We're verifying what the end of Daylight Saving Time means for people living in Illinois.

MOLINE, Ill. — Sunday, November 1st, marks the end of daylight saving time, and there's a lot of confusion for what that means for people living in Illinois.

So, we're verifying this frequent question: Do Illinois residents need to turn their clocks back one hour for the end of daylight saving time on Sunday?

Our main sources are the Uniform Time Act of 1966 and the National Conference of State Legislatures. We also viewed pending legislation o the Illinois General Assembly's website.

The U.S. first adopted daylight saving time in 1918, according to the National Conference of State Legislatures. 

Then, in 1966, the federal government passed the Uniform Time Act. Still used today, the act allows states to individually opt out of turning their clocks back and forth, twice each year.

Two states opted out: Hawaii and Arizona. However, the Navajo Nation in Arizona does observe Daylight Saving Time, along with the 48 other states.

The Uniform Time Act of 1966 outlines the specific days for "falling back" and "springing ahead." It also provides the framework for how daylight saving time works in the U.S.

Section three of the Uniform Time Act specifically notes daylight saving time begins on in April and concludes at the end of October. It also states daylight saving time begins and ends at 2:00 a.m. on the prescribed dates.

However, here's where the confusion begins for people living in Illinois.

Illinois lawmakers are trying to change state law to recognize daylight saving time year-round.
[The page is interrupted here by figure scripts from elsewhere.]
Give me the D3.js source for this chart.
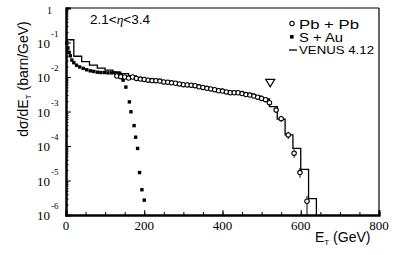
<!DOCTYPE html>
<html>
<head>
<meta charset="utf-8">
<script src="https://cdn.jsdelivr.net/npm/d3@7"></script>
<style>
  body { margin: 0; background: #fff; }
  svg { display: block; }
  .serif { font-family: "Liberation Serif", "DejaVu Serif", serif; }
  .sans { font-family: "Liberation Sans", Arial, sans-serif; }
</style>
</head>
<body>
<div id="root"></div>
<script>
// Pb + Pb (open circles), E_T in GeV and dsigma/dE_T in barn/GeV
const pbE = [130, 140, 150, 160, 170, 180, 190, 200, 210, 220, 230, 240, 250, 260, 270,
  280, 290, 300, 310, 320, 330, 340, 350, 360, 370, 380, 390, 400, 410, 420, 430, 440,
  450, 460, 470, 480, 490, 500, 510, 520, 537, 550, 568, 583, 598, 616];
const pbV = [0.0107, 0.0102, 0.0100, 0.0093, 0.0100, 0.0091, 0.0087, 0.0085, 0.0081,
  0.0079, 0.0078, 0.0076, 0.0072, 0.0071, 0.0068, 0.0066, 0.0063, 0.0060, 0.0059, 0.0058,
  0.0056, 0.0052, 0.0050, 0.0047, 0.0045, 0.0043, 0.0040, 0.0039, 0.0037, 0.0035, 0.0035,
  0.0035, 0.0033, 0.0031, 0.0030, 0.0028, 0.0026, 0.0024, 0.0022, 0.0018, 0.0011,
  0.00062, 0.00021, 6.2e-5, 1.7e-5, 2.5e-6];
// error bars on the tail points
const pbErrE = [537, 550, 568, 583, 598, 616];
const pbErrLo = [0.0009, 0.0005, 0.00016, 4.6e-5, 1.2e-5, 8e-7];
const pbErrHi = [0.0013, 0.00075, 0.00026, 8e-5, 2.3e-5, 3.6e-6];

// S + Au (filled squares)
const sauE = [2, 5, 8, 11, 15, 20, 27, 35, 44, 53, 62, 71, 80, 89, 98, 107, 116, 125,
  134, 141, 146, 153, 162, 166, 174, 178, 183, 188, 194, 200];
const sauV = [0.098, 0.069, 0.052, 0.041, 0.031, 0.026, 0.022, 0.0195, 0.0178, 0.0162,
  0.0151, 0.0145, 0.0138, 0.0135, 0.0135, 0.0132, 0.0132, 0.0132, 0.0129, 0.0115, 0.0081,
  0.0051, 0.0019, 0.00098, 0.00039, 0.00018, 8.5e-5, 1.7e-5, 5.4e-6, 2.7e-6];

// VENUS 4.12 histogram, 20 GeV bins from 0 to 640
const venusEdges = d3.range(0, 641, 20);
const venusV = [0.12, 0.040, 0.028, 0.022, 0.018, 0.0158, 0.0138, 0.0126, 0.0107, 0.0095,
  0.0085, 0.0083, 0.0074, 0.0071, 0.0065, 0.0063, 0.0060, 0.0051, 0.0046, 0.0044, 0.0039,
  0.0038, 0.0035, 0.0032, 0.0028, 0.0023, 0.00138, 0.0006, 0.00021, 8.5e-5, 2.1e-5, 3.0e-6];

// open triangle marker
const triE = [522];
const triV = [0.0068];

const xTicks = [0, 200, 400, 600, 800];
const yTicks = [1e-6, 1e-5, 1e-4, 1e-3, 1e-2, 1e-1, 1];
const legendNames = ["Pb + Pb", "S + Au", "VENUS 4.12"];

const width = 399;
const height = 255;

const svg = d3.select("#root")
  .append("svg")
  .attr("width", width)
  .attr("height", height);

const x = d3.scaleLinear().domain([0, 800]).range([66, 379]);
const y = d3.scaleLog().domain([1e-6, 1]).range([215, 8]);

// frame
svg.append("line").attr("x1", 66).attr("x2", 379).attr("y1", 8).attr("y2", 8)
  .attr("stroke", "#000").attr("stroke-width", 1.2);
svg.append("line").attr("x1", 379).attr("x2", 379).attr("y1", 8).attr("y2", 215)
  .attr("stroke", "#000").attr("stroke-width", 1.2);

// axes with inward ticks
const xAxis = d3.axisTop(x).tickValues(xTicks).tickSize(5).tickFormat("");
const xMinor = d3.axisTop(x).tickValues(d3.range(0, 801, 50)).tickSize(3).tickFormat("");
svg.append("g").attr("transform", "translate(0,215)").call(xMinor);
svg.append("g").attr("transform", "translate(0,215)").call(xAxis);

let yMinorVals = [];
for (let p = -6; p < 0; p++) {
  for (let k = 2; k <= 9; k++) yMinorVals.push(k * Math.pow(10, p));
}
const yAxis = d3.axisRight(y).tickValues(yTicks).tickSize(5).tickFormat("");
const yMinor = d3.axisRight(y).tickValues(yMinorVals).tickSize(2.5).tickFormat("");
svg.append("g").attr("transform", "translate(66,0)").call(yMinor);
svg.append("g").attr("transform", "translate(66,0)").call(yAxis);

svg.selectAll(".domain").attr("stroke-width", 2);
svg.selectAll(".tick line").attr("stroke-width", 1);

// tick labels
svg.selectAll(".xlab")
  .data(xTicks)
  .join("text")
  .attr("class", "serif")
  .attr("x", (d) => x(d))
  .attr("y", 230)
  .attr("text-anchor", "middle")
  .attr("font-size", 13)
  .text((d) => d);

yTicks.forEach((d) => {
  const p = Math.round(Math.log10(d));
  if (p === 0) {
    svg.append("text").attr("class", "serif")
      .attr("x", 52).attr("y", y(d) + 6)
      .attr("text-anchor", "end").attr("font-size", 10).text("1");
    return;
  }
  svg.append("text").attr("class", "serif")
    .attr("x", 50).attr("y", y(d) + 5)
    .attr("text-anchor", "end").attr("font-size", 13).text("10");
  svg.append("text").attr("class", "serif")
    .attr("x", 51).attr("y", y(d) - 6)
    .attr("font-size", 9).text(p);
});

// histogram
let hist = [];
venusV.forEach((v, i) => {
  hist.push([venusEdges[i], v]);
  hist.push([venusEdges[i + 1], v]);
});
hist.push([venusEdges[venusEdges.length - 1], 1e-6]);
svg.append("path")
  .attr("d", d3.line().x((d) => x(d[0])).y((d) => y(d[1]))(hist))
  .attr("fill", "none")
  .attr("stroke", "#000")
  .attr("stroke-width", 1.3);

// S + Au squares
svg.selectAll(".sau")
  .data(sauE)
  .join("rect")
  .attr("x", (d) => x(d) - 1.7)
  .attr("y", (d, i) => y(sauV[i]) - 1.7)
  .attr("width", 3.4)
  .attr("height", 3.4)
  .attr("fill", "#000");

// Pb + Pb error bars and circles
svg.selectAll(".err")
  .data(pbErrE)
  .join("line")
  .attr("x1", (d) => x(d))
  .attr("x2", (d) => x(d))
  .attr("y1", (d, i) => y(pbErrHi[i]))
  .attr("y2", (d, i) => Math.min(y(pbErrLo[i]), 215))
  .attr("stroke", "#000")
  .attr("stroke-width", 1);

svg.selectAll(".pb")
  .data(pbE)
  .join("circle")
  .attr("cx", (d) => x(d))
  .attr("cy", (d, i) => y(pbV[i]))
  .attr("r", 2.2)
  .attr("fill", "#fff")
  .attr("stroke", "#000")
  .attr("stroke-width", 1.1);

// triangle marker
svg.selectAll(".tri")
  .data(triE)
  .join("path")
  .attr("transform", (d, i) => `translate(${x(d)},${y(triV[i])})`)
  .attr("d", "M-4.5,-3.5 L4.5,-3.5 L0,4 Z")
  .attr("fill", "none")
  .attr("stroke", "#000")
  .attr("stroke-width", 1.2);

// eta range label
svg.append("text").attr("class", "sans")
  .attr("x", 90).attr("y", 24)
  .attr("font-size", 13.5)
  .html('2.1&lt;<tspan font-style="italic" font-family="Liberation Serif">η</tspan>&lt;3.4');

// legend
const legend = svg.append("g");
legend.append("circle").attr("cx", 292).attr("cy", 23.5).attr("r", 2.2)
  .attr("fill", "#fff").attr("stroke", "#000").attr("stroke-width", 1.1);
legend.append("rect").attr("x", 290).attr("y", 35).attr("width", 3.6).attr("height", 3.6)
  .attr("fill", "#000");
legend.append("line").attr("x1", 289).attr("x2", 297).attr("y1", 50).attr("y2", 50)
  .attr("stroke", "#000").attr("stroke-width", 1.3);
legend.selectAll(".lt")
  .data(legendNames)
  .join("text")
  .attr("class", "sans")
  .attr("x", 299)
  .attr("y", (d, i) => [28.5, 42, 54][i])
  .attr("font-size", (d, i) => (i === 2 ? 11 : 13.5))
  .attr("textLength", (d, i) => [60, 44, 75][i])
  .attr("lengthAdjust", "spacingAndGlyphs")
  .text((d) => d);

// axis titles
svg.append("text").attr("class", "sans")
  .attr("transform", "translate(28,79) rotate(-90)")
  .attr("text-anchor", "middle")
  .attr("font-size", 14)
  .html('dσ/dE<tspan font-size="8" dy="3">T</tspan><tspan dy="-3"> (barn/GeV)</tspan>');

svg.append("text").attr("class", "sans")
  .attr("x", 315).attr("y", 242)
  .attr("font-size", 14)
  .html('E<tspan font-size="8" dy="3">T</tspan><tspan dy="-3">  (GeV)</tspan>');
</script>
</body>
</html>
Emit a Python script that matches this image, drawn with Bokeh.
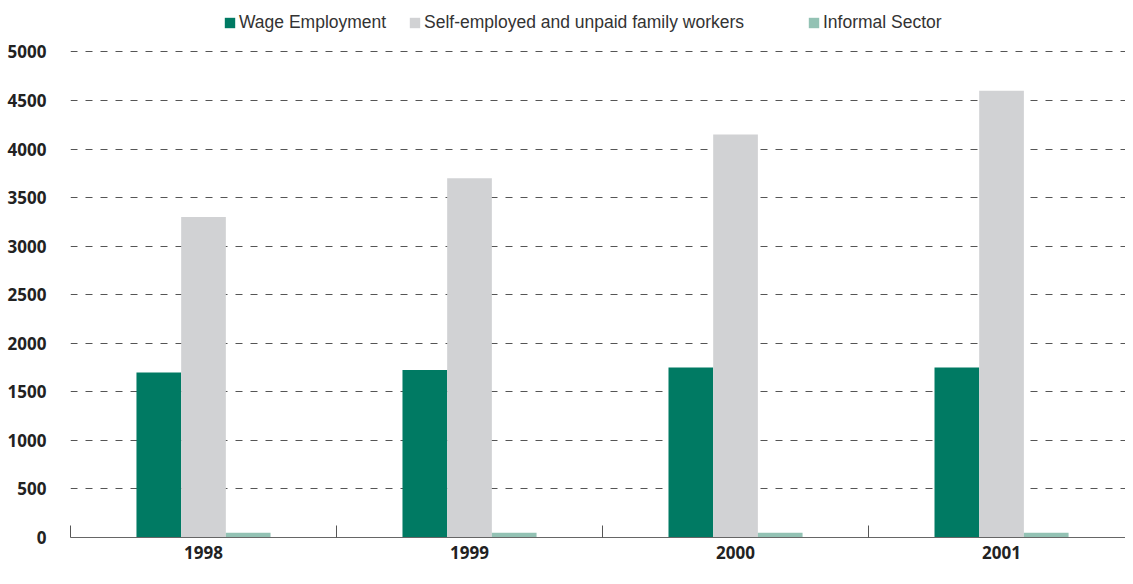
from bokeh.plotting import figure
from bokeh.models import (ColumnDataSource, Range1d, FixedTicker, Legend, LegendItem)
from bokeh.embed import file_html
from bokeh.resources import INLINE

years = ["1998", "1999", "2000", "2001"]
wage = [1700, 1725, 1750, 1750]
self_emp = [3300, 3700, 4150, 4600]
informal = [50, 50, 50, 50]

series_names = ["Wage Employment", "Self-employed and unpaid family workers", "Informal Sector"]
colors = ["#007A63", "#D1D2D4", "#93C2B4"]

centers = [i + 0.5 for i in range(len(years))]
bw = 0.168
offsets = [-bw, 0.0, bw]

p = figure(width=1125, height=568, output_backend="svg", toolbar_location=None,
           x_range=Range1d(0, 3.966), y_range=Range1d(0, 5427),
           min_border_left=70, min_border_right=0, min_border_top=10, min_border_bottom=31)
p.outline_line_color = None
p.background_fill_color = "white"
p.border_fill_color = "white"

renderers = []
for vals, off, col in zip([wage, self_emp, informal], offsets, colors):
    src = ColumnDataSource(dict(x=[c + off for c in centers], top=vals))
    r = p.vbar(x="x", top="top", width=bw, bottom=0, source=src,
               fill_color=col, line_color=None)
    renderers.append(r)

# y axis
p.yaxis.ticker = FixedTicker(ticks=list(range(0, 5001, 500)))
p.yaxis.axis_line_color = None
p.yaxis.major_tick_line_color = None
p.yaxis.minor_tick_line_color = None
p.yaxis.major_label_standoff = 18
p.yaxis.major_label_text_font = "Noto Sans"
p.yaxis.major_label_text_font_style = "bold"
p.yaxis.major_label_text_font_size = "17px"
p.yaxis.major_label_text_color = "#222222"

# x axis
p.xaxis.ticker = FixedTicker(ticks=centers, minor_ticks=list(range(0, len(years) + 1)))
p.xaxis.major_label_overrides = {c: y for c, y in zip(centers, years)}
p.xaxis.major_tick_line_color = None
p.xaxis.major_tick_in = 0
p.xaxis.major_tick_out = 0
p.xaxis.minor_tick_in = 12
p.xaxis.minor_tick_out = 0
p.xaxis.minor_tick_line_color = "#555555"
p.xaxis.axis_line_color = "#666666"
p.xaxis.major_label_standoff = 8
p.xaxis.major_label_text_font = "Noto Sans"
p.xaxis.major_label_text_font_style = "bold"
p.xaxis.major_label_text_font_size = "17px"
p.xaxis.major_label_text_color = "#222222"

p.xgrid.grid_line_color = None
p.ygrid.grid_line_color = "#555555"
p.ygrid.grid_line_dash = "7 8"
p.ygrid.grid_line_width = 1

legend_x = [153, 338, 737]
for name, r, lx in zip(series_names, renderers, legend_x):
    lg = Legend(items=[LegendItem(label=name, renderers=[r])], location=(lx, 504),
                orientation="horizontal", glyph_width=13, glyph_height=13,
                label_standoff=3, padding=1, margin=0, spacing=0,
                border_line_color=None, background_fill_alpha=0,
                label_text_font="Liberation Sans", label_text_font_size="17.5px",
                label_text_color="#333333", label_height=22)
    p.add_layout(lg)

open("out.html", "w").write(file_html(p, INLINE))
That would mean the people of Illinois would not have to change their clocks back and forth each year.

The Illinois Senate passed a bill in 2019. But that legislation, Senate Bill 533, stalled in the House Rules Committee, according to the Illinois General Assembly's webpage associated with the bill.

Then, in January 2020, the Illinois House proposed its own bill to make daylight saving time permanent in Illinois. That bill, HB4219, never made it to a vote in the House, stalling in the Rules Committee, according to the Illinois General Assembly's webpage associated with the bill.

The Illinois Senate has not proposed a new daylight saving time bill in 2020, according to a records search on the Illinois General Assembly's website.

So we can verify, yes, Illinois residents need to change their clocks back one hour on Sunday morning.